Görüldüğü gibi aydın tarifi üzerinde değerlendirmeler yapılırken çeşitli özelliklerden söz etmek gerekir.. Fakat önemli olan bir ülkenin, bir milletin ferdi olarak önce o milletin değer hükümlerine sahiplenmek ve sonra da dış dünyayı tanımak gerekir. Aydın için önce ana dilini çok iyi bilmek gerekir. Buna bağlı olarak da milli kültürünün bütün değerlerini tanımak temel şart olacaktır. Sonrasında tabiatıyla başkaca kültürler hakkında bilgilenerek onları değerlendirme, analiz etme ve yorumlama vasıflarına sahip olmak gerekecektir. Kısaca insan, ancak kâmil sıfatı ve yol gösterici hüviyetine ulaşmış varlığıyla aydın olma vasfına ulaşabilecektir.

(Bu tespitlerin temelinde “âlim, arif, hâkim, fazıl vasıflarının yanına milli olma kimliğini de ekledikten sonra şahsî çıkarlarının üstüne çıkarak kâmil olabilen kişilerin yol gösterici hüviyetine ulaşmış olanlarına”  aydınımız diyebiliriz. Kaynak; Dr. Metin Eriş)

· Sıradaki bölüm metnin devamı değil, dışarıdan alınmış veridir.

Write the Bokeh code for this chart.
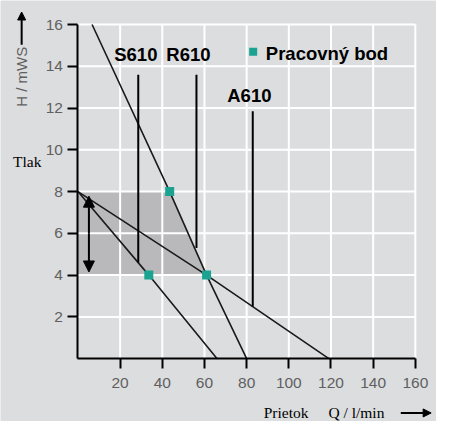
import numpy as np
from bokeh.plotting import figure
from bokeh.models import FixedTicker, Label, Arrow, NormalHead, Range1d
from bokeh.core.properties import value
from bokeh.embed import file_html
from bokeh.resources import INLINE

# ---- data ----
x_ticks = [20, 40, 60, 80, 100, 120, 140, 160]
y_ticks = [2, 4, 6, 8, 10, 12, 14, 16]

# pump / system curves (Q in l/min, H in mWS)
curve_steep_q = [6.7, 43.5, 61, 80]
curve_steep_h = [16, 8, 4, 0]
curve_mid_q = [0, 33.6, 66]
curve_mid_h = [8, 4, 0]
curve_flat_q = [0, 61, 119]
curve_flat_h = [8, 4, 0]

# model markers (vertical lines)
models = ["S610", "R610", "A610"]
model_q = [28.6, 56.2, 82.9]
model_h_top = [13.6, 13.6, 11.85]
model_h_bottom = [4.6, 5.3, 2.5]

# operating points
op_q = [43.5, 33.6, 61]
op_h = [8, 4, 4]

# working-range area
area_q = [0, 43.5, 61, 0]
area_h = [8, 8, 4, 4]

BG = "#dcdddf"
TEAL = "#1aa391"

p = figure(width=436, height=421, output_backend="svg", toolbar_location=None,
           x_range=Range1d(-36.73, 170.04), y_range=Range1d(-3.01, 17.15),
           min_border=0)
p.background_fill_color = BG
p.border_fill_color = BG
p.outline_line_color = None
p.grid.visible = False

for ax, ticks, bnd in ((p.xaxis[0], x_ticks, (0, 160)), (p.yaxis[0], y_ticks, (0, 16))):
    ax.ticker = FixedTicker(ticks=ticks)
    ax.fixed_location = 0
    ax.bounds = bnd
    ax.axis_line_color = "black"
    ax.axis_line_width = 2
    ax.major_tick_line_color = "black"
    ax.major_tick_line_width = 2
    ax.major_tick_in = 0
    ax.major_tick_out = 10
    ax.minor_tick_line_color = None
    ax.major_label_text_font = "Liberation Sans"
    ax.major_label_text_font_size = "15.5px"
    ax.major_label_text_color = "#606060"
p.yaxis.major_label_standoff = 5
p.xaxis.major_label_standoff = 9

# shaded working range
p.patch(area_q, area_h, fill_color="#b9b9bb", line_color=None)

# white grid limited to the chart area
p.segment(x0=x_ticks, y0=[0] * len(x_ticks), x1=x_ticks, y1=[16] * len(x_ticks),
          line_color="white", line_width=2)
p.segment(x0=[0] * len(y_ticks), y0=y_ticks, x1=[160] * len(y_ticks), y1=y_ticks,
          line_color="white", line_width=2)

lc = "#1a1a1a"
p.line(curve_steep_q, curve_steep_h, line_color=lc, line_width=1.6)
p.line(curve_mid_q, curve_mid_h, line_color=lc, line_width=1.6)
p.line(curve_flat_q, curve_flat_h, line_color=lc, line_width=1.6)

p.segment(x0=model_q, y0=model_h_bottom, x1=model_q, y1=model_h_top,
          line_color="black", line_width=2)

p.scatter(op_q, op_h, marker="square", size=9, fill_color=TEAL, line_color=None)

# double arrow (pressure range)
p.add_layout(Arrow(x_start=5.2, y_start=6.0, x_end=5.2, y_end=7.78,
                   line_color="black", line_width=2,
                   end=NormalHead(size=11, fill_color="black", line_color="black")))
p.add_layout(Arrow(x_start=5.2, y_start=6.0, x_end=5.2, y_end=4.15,
                   line_color="black", line_width=2,
                   end=NormalHead(size=11, fill_color="black", line_color="black")))

bold = dict(text_font=value("Liberation Sans"), text_font_style="bold",
            text_font_size="18.5px", text_color="black", text_baseline="middle",
            text_align="left")
p.text(x=[17.2, 41.9], y=[14.57, 14.57], text=models[:2], **bold)
p.text(x=[70.8], y=[12.58], text=models[2:], **bold)
p.scatter([83.1], [14.7], marker="square", size=8, fill_color=TEAL, line_color=None)
p.text(x=[89.1], y=[14.6], text=["Pracovný bod"], **bold)

# outer labels
p.add_layout(Label(x=-26.7, y=13.5, text="H / mWS", angle=np.pi / 2,
                   text_align="center", text_baseline="middle",
                   text_font="Liberation Sans", text_font_size="15px",
                   text_color="#606060"))
p.add_layout(Arrow(x_start=-26.7, y_start=15.03, x_end=-26.7, y_end=16.6,
                   line_color="black", line_width=2,
                   end=NormalHead(size=8, fill_color="black", line_color="black")))
serif = dict(text_align="left", text_baseline="middle", text_font="Liberation Serif",
             text_font_size="15.5px", text_color="black")
p.add_layout(Label(x=-30.8, y=9.45, text="Tlak", **serif))
p.add_layout(Label(x=88.1, y=-2.6, text="Prietok", **serif))
p.add_layout(Label(x=118.8, y=-2.6, text="Q / l/min", **serif))
p.add_layout(Arrow(x_start=153.1, y_start=-2.6, x_end=167.5, y_end=-2.6,
                   line_color="black", line_width=2,
                   end=NormalHead(size=8, fill_color="black", line_color="black")))

open("out.html", "w").write(file_html(p, INLINE))
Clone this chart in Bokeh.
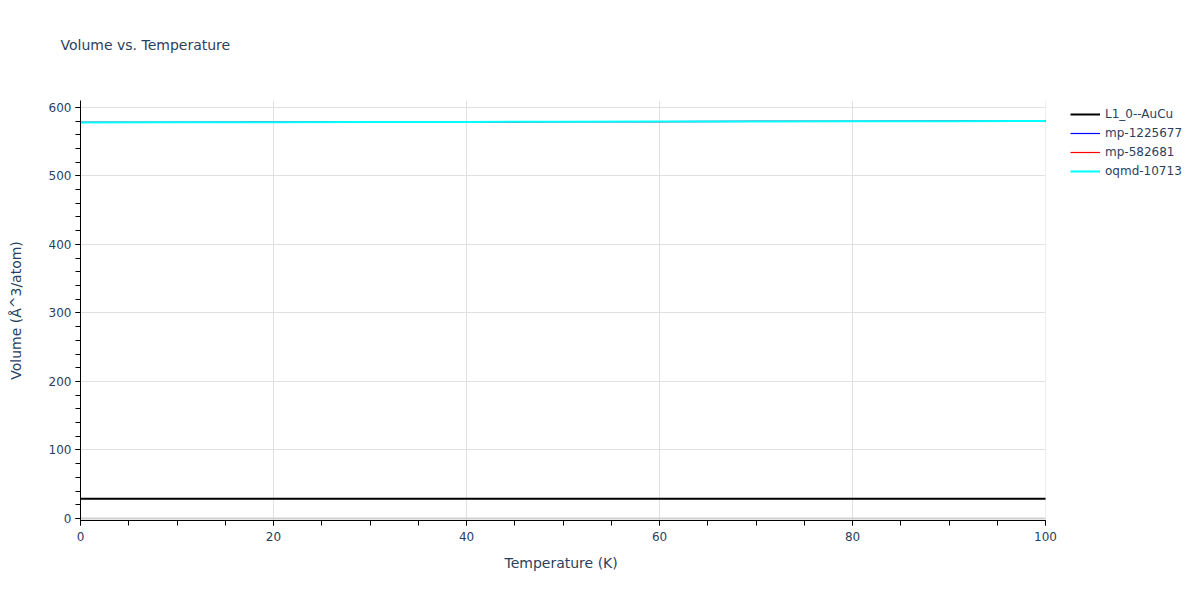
from bokeh.plotting import figure
from bokeh.models import (Legend, LegendItem, SingleIntervalTicker, FixedTicker,
                          Grid, BoxAnnotation, Title)
from bokeh.resources import INLINE
from bokeh.embed import file_html

# temperature grid (K)
temps = [0, 10, 20, 30, 40, 50, 60, 70, 80, 90, 100]

# volume per atom for each structure (Å^3/atom)
vol_l10_aucu = [28.8, 28.8, 28.8, 28.8, 28.8, 28.8, 28.8, 28.8, 28.8, 28.8, 28.8]
vol_mp_1225677 = [578.0, 578.2, 578.4, 578.6, 578.8, 579.0, 579.2, 579.4, 579.6, 579.8, 580.0]
vol_mp_582681 = [578.0, 578.2, 578.4, 578.6, 578.8, 579.0, 579.2, 579.4, 579.6, 579.8, 580.0]
vol_oqmd_10713 = [578.0, 578.2, 578.4, 578.6, 578.8, 579.0, 579.2, 579.4, 579.6, 579.8, 580.0]

series = [
    ("L1_0--AuCu", vol_l10_aucu, "black", 2),
    ("mp-1225677", vol_mp_1225677, "blue", 1.2),
    ("mp-582681", vol_mp_582681, "red", 1.2),
    ("oqmd-10713", vol_oqmd_10713, "cyan", 2),
]

text_color = "#2a3f5f"
grid_color = "#e0e0e0"
font = "DejaVu Sans"

# the frame runs to the right edge so the legend can sit beside the data;
# axis is bounded to 0..100 K and a white box hides the grid beyond it
p = figure(width=1184, height=584,
           x_range=(0, 114.4), y_range=(-3, 610),
           output_backend="svg", toolbar_location=None,
           min_border_left=80, min_border_right=0,
           min_border_top=100, min_border_bottom=64)

p.outline_line_color = None
p.background_fill_color = "white"

p.title.text = "Volume vs. Temperature"
p.title.text_font = font
p.title.text_font_size = "14px"
p.title.text_font_style = "normal"
p.title.text_color = text_color
p.title.offset = -20
p.title.standoff = 0

# blank spacer between the frame and the title
spacer = Title(text=" ", text_font=font, text_font_size="14px", standoff=30)
p.add_layout(spacer, "above")

p.xgrid.grid_line_color = grid_color
p.ygrid.grid_line_color = grid_color

zero = Grid(dimension=1, ticker=FixedTicker(ticks=[0]),
            grid_line_color="#d0d0d0", grid_line_width=2)
p.add_layout(zero)

mask = BoxAnnotation(left=100, fill_color="white", fill_alpha=1,
                     line_color=None, level="underlay")
p.add_layout(mask)

items = []
for name, vols, color, lw in series:
    r = p.line(x=temps, y=vols, line_color=color, line_width=lw)
    items.append(LegendItem(label=name, renderers=[r]))

legend = Legend(items=items, location=(990, 342))
legend.border_line_color = None
legend.background_fill_alpha = 0
legend.label_text_font = font
legend.label_text_font_size = "12px"
legend.label_text_color = text_color
legend.glyph_width = 30
legend.glyph_height = 14
legend.spacing = 5
legend.padding = 0
legend.margin = 0
legend.label_standoff = 5
p.add_layout(legend, "center")

p.xaxis.ticker = SingleIntervalTicker(interval=20, num_minor_ticks=4)
p.yaxis.ticker = SingleIntervalTicker(interval=100, num_minor_ticks=5)
p.xaxis.bounds = (0, 100)

for ax in (p.xaxis, p.yaxis):
    ax.axis_line_color = "black"
    ax.axis_line_width = 1
    ax.major_tick_line_color = "black"
    ax.minor_tick_line_color = "black"
    ax.major_tick_out = 5
    ax.major_tick_in = 0
    ax.minor_tick_out = 5
    ax.minor_tick_in = 0
    ax.major_label_text_font = font
    ax.major_label_text_font_size = "12px"
    ax.major_label_text_color = text_color
    ax.axis_label_text_font = font
    ax.axis_label_text_font_size = "14px"
    ax.axis_label_text_font_style = "normal"
    ax.axis_label_text_color = text_color

p.yaxis.axis_label = "Volume (Å^3/atom)"
p.yaxis.axis_label_standoff = 22
p.xaxis.major_label_standoff = 6
p.yaxis.major_label_standoff = 4

# x label as a title below, placed over the middle of 0..100 K
xlabel = Title(text="Temperature (K)", align="left", offset=424,
               text_font=font, text_font_size="14px", text_font_style="normal",
               text_color=text_color, standoff=18)
p.add_layout(xlabel, "below")

open("out.html", "w").write(file_html(p, INLINE))
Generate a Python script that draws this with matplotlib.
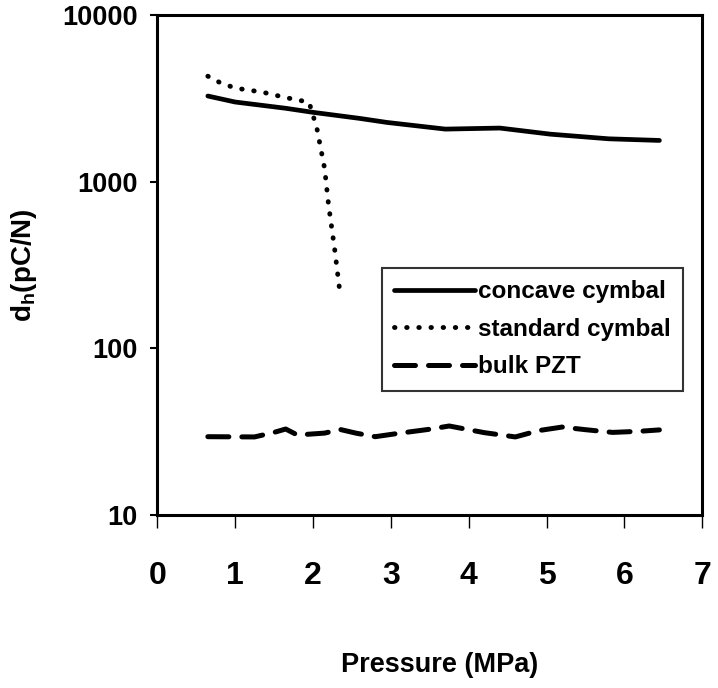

Aslında karizma (büyüleyici özellikler taşıma) özelliği de aydınlarımızda bulunması gereken vasıflardandır. Hiç bir karizmatik özelliği bulunmayan sadece sömürgeci bazı çevrelerin papağanı olan  ve ülkemize hakaret etmeyi eleştiri olarak gören zavallılara “aydın” diyenlere sadece gülmek ve acımak gerekiyor. Gerçek aydınlar ancak yıllar içersinde halkın genel kabulü ile tescil edilirler.